The Ohio legislature adopted in-person absentee voting in 2005 in response to Ohio’s seven-hour lines during the 2004 presidential election—the longest in the country. Since its implementation, an increasing number of Ohio voters have taken advantage of early voting each year. In 2012, 600,000 Ohioans—20 percent of the electorate—voted early, and in Cuyahoga County, 41 percent of voters voted early. Many of those voters were voters of color, as Cuyahoga County is nearly 30 percent African-American and nearly five percent Latino.

“I have watched as numerous election laws have passed the General Assembly and yet the bipartisan plan I have advocated for has neither been introduced nor adopted,” said Husted about his new voting directions. “We have a bipartisan solution in this proposal and it is time to implement it.”

Ohio state Senator Nina Turner, who is contesting Husted for his state secretary seat, said the new voting laws solves nothing for the state.

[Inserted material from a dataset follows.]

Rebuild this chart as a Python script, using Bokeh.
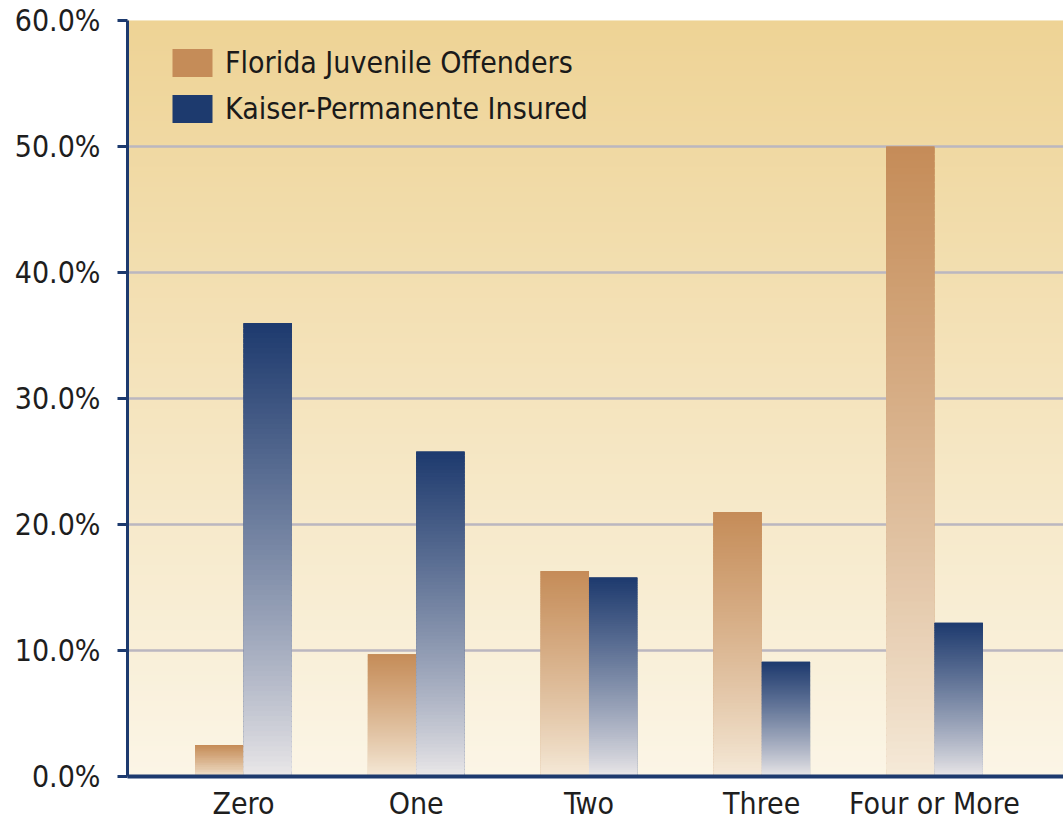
import numpy as np
from bokeh.plotting import figure
from bokeh.models import Range1d, FixedTicker, Legend, LegendItem, ColumnDataSource
from bokeh.embed import file_html
from bokeh.resources import INLINE

categories = ["Zero", "One", "Two", "Three", "Four or More"]
florida = [2.5, 9.7, 16.3, 21.0, 50.0]
kaiser = [36.0, 25.8, 15.8, 9.1, 12.2]
series_names = ["Florida Juvenile Offenders", "Kaiser-Permanente Insured"]
y_ticks = [0, 10, 20, 30, 40, 50, 60]
y_tick_labels = ["0.0%", "10.0%", "20.0%", "30.0%", "40.0%", "50.0%", "60.0%"]

FONT = "DejaVu Sans Condensed"
NAVY = "#1D3A6E"
TAN = "#C58C58"
TAN_LOW = "#F6EBDA"
NAVY_LOW = "#ECE9EA"
BG_TOP = "#EED395"
BG_BOT = "#FBF5E6"

X0, X1 = -0.6715, 4.747
BAR_W = 0.28


def hex2rgb(h):
    h = h.lstrip("#")
    return np.array([int(h[i:i + 2], 16) for i in (0, 2, 4)], dtype=float)


def mix(c_low, c_high, t):
    a, b = hex2rgb(c_low), hex2rgb(c_high)
    c = a + (b - a) * t
    return "#%02x%02x%02x" % tuple(int(round(v)) for v in c)


p = figure(width=1063, height=825, output_backend="svg", toolbar_location=None,
           x_range=Range1d(X0, X1), y_range=Range1d(0, 60),
           min_border_left=127, min_border_top=20, min_border_bottom=49, min_border_right=0)
p.outline_line_color = None
p.border_fill_color = "white"
p.background_fill_color = BG_BOT

# background gradient (drawn below grid)
nb = 150
bb = np.linspace(0, 60, nb + 1)[:-1]
step = 60.0 / nb
bg = ColumnDataSource(dict(
    left=[X0] * nb, right=[X1] * nb, bottom=list(bb), top=list(bb + step * 1.6),
    color=[mix(BG_BOT, BG_TOP, (b + step / 2) / 60.0) for b in bb]))
p.quad(left="left", right="right", bottom="bottom", top="top", fill_color="color",
       line_color=None, source=bg, level="image")

xs = np.arange(len(categories))
fl_x = list(xs - BAR_W / 2)
ka_x = list(xs + BAR_W / 2)

r_fl = p.vbar(x=fl_x, top=florida, width=BAR_W, fill_color=TAN, line_color=None)
r_ka = p.vbar(x=ka_x, top=kaiser, width=BAR_W, fill_color=NAVY, line_color=None)


def grad_source(xc, vals, c_low, c_high, n=90):
    L, R, B, T, C = [], [], [], [], []
    for x, v in zip(xc, vals):
        st = v / n
        for i in range(n):
            b = st * i
            t = min(v, b + st * 1.8)
            frac = (i + 0.5) / n
            L.append(x - BAR_W / 2)
            R.append(x + BAR_W / 2)
            B.append(b)
            T.append(t)
            C.append(mix(c_low, c_high, frac ** 0.85))
    return ColumnDataSource(dict(left=L, right=R, bottom=B, top=T, color=C))


p.quad(left="left", right="right", bottom="bottom", top="top", fill_color="color",
       line_color=None, source=grad_source(fl_x, florida, TAN_LOW, TAN))
p.quad(left="left", right="right", bottom="bottom", top="top", fill_color="color",
       line_color=None, source=grad_source(ka_x, kaiser, NAVY_LOW, NAVY))

# axes
p.yaxis.ticker = FixedTicker(ticks=y_ticks)
p.yaxis.major_label_overrides = {t: l for t, l in zip(y_ticks, y_tick_labels)}
p.yaxis.axis_line_color = NAVY
p.yaxis.axis_line_width = 3
p.yaxis.major_tick_line_color = NAVY
p.yaxis.major_tick_line_width = 3
p.yaxis.major_tick_out = 10
p.yaxis.major_tick_in = 0
p.yaxis.minor_tick_line_color = None
p.yaxis.major_label_text_font = FONT
p.yaxis.major_label_text_font_size = "30px"
p.yaxis.major_label_text_color = "#1e1e1e"
p.yaxis.major_label_standoff = 17

p.xaxis.ticker = FixedTicker(ticks=list(xs))
p.xaxis.major_label_overrides = {int(i): c for i, c in zip(xs, categories)}
p.xaxis.axis_line_color = NAVY
p.xaxis.axis_line_width = 4
p.xaxis.major_tick_line_color = None
p.xaxis.minor_tick_line_color = None
p.xaxis.major_tick_out = 0
p.xaxis.major_tick_in = 0
p.xaxis.major_label_text_font = FONT
p.xaxis.major_label_text_font_size = "30px"
p.xaxis.major_label_text_color = "#1e1e1e"
p.xaxis.major_label_standoff = 9

p.xgrid.grid_line_color = None
p.ygrid.ticker = FixedTicker(ticks=[10, 20, 30, 40, 50, 60])
p.ygrid.grid_line_color = "#BBB7C0"
p.ygrid.grid_line_width = 2.5
p.ygrid.level = "underlay"

legend = Legend(items=[LegendItem(label=series_names[0], renderers=[r_fl]),
                       LegendItem(label=series_names[1], renderers=[r_ka])],
                location=(40, 650))
legend.background_fill_alpha = 0
legend.border_line_alpha = 0
legend.glyph_width = 50
legend.glyph_height = 35
legend.label_height = 35
legend.label_standoff = 8
legend.spacing = 11
legend.padding = 0
legend.margin = 0
legend.label_text_font = FONT
legend.label_text_font_size = "30px"
legend.label_text_color = "#1a1a1a"
p.add_layout(legend, "center")

open("out.html", "w").write(file_html(p, INLINE))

“The weight of the evidence does not support the claims of those who say these bills are necessary,” said Turner in a press statement. “Fraudulent votes are exceptionally rare—just 135 reports out of 5.9 million votes cast in 2012, and only one conviction. Our current laws have proven to be capable of dealing with these few instances. These bills will make it harder for Ohioans to utilize valuable voting opportunities, and put rules in place that will make it easier to throw out valid ballots, without any evidence proving such measures are necessary.”

The reverberations are felt nationally, given that Ohio is a perennial battleground state during major election years.

“Early voting has worked in Ohio since 2005 and the only reason to limit it now is to advance the Republican Party’s political agenda,” said DNC director of voter protection Pratt Wiley. “While Republicans are putting up barriers to the ballot box, Democrats are committed to expanding the electorate and making the voting process a simple and inclusive one for all citizens.”

Meanwhile, Ohio is not the only state looking to shrink its early voting period despite recommendations around expanding it from Obama’s blue ribbon panel. In Georgia, legislators have introduced a bill that would reduce the early voting period from 21 days to six. When civil rights groups appeared at a hearing to voice their opposition to the bill, they were not allowed to speak, according to the NAACP Legal Defense and Educational Fund.

League of Women Voters of Georgia president Elizabeth Poythress said a drastic cut to the number of early voting days would “silence the voices of those least heard and rarely listened to in Georgia—the poor, the elderly, racial and ethnic minorities, the young and the disabled.”  

A recent report from election law experts Michael C. Herron and Daniel A. Smith found that Florida’s cuts to early voting in 2012 adversely impacted voters of color. Comparing voting patterns in Florida’s 2012 presidential elections with those of 2008, they found that election participation dropped for people of color, Democrats, and independent voters. Voters who cast ballots on the final Sunday in 2008, for Florida’s own version of “souls to the polls,” were more unlikely to cast a ballot in 2012.

As for Ohio, the early voting cuts come on top of another controversial decision to move one of the state’s most heavily used early voting locations from downtown Cincinnati to a neighborhood that voting rights advocates say is far less accessible for those of low-income and the disabled.

“Our faith calls for us to give voice to the concerns of the poor, the oppressed, the overworked, and those victimized by systems of injustice,” said The AMOS Project board president Bishop Dwight Wilkins. “Our county and our state should not conspire together to move voting further away from the people. An agreement needs to be made that keeps early voting in a location that is accessible by all major bus lines to make sure that Hamilton County’s 40,000 people without cars have the ability to come downtown and cast their vote.”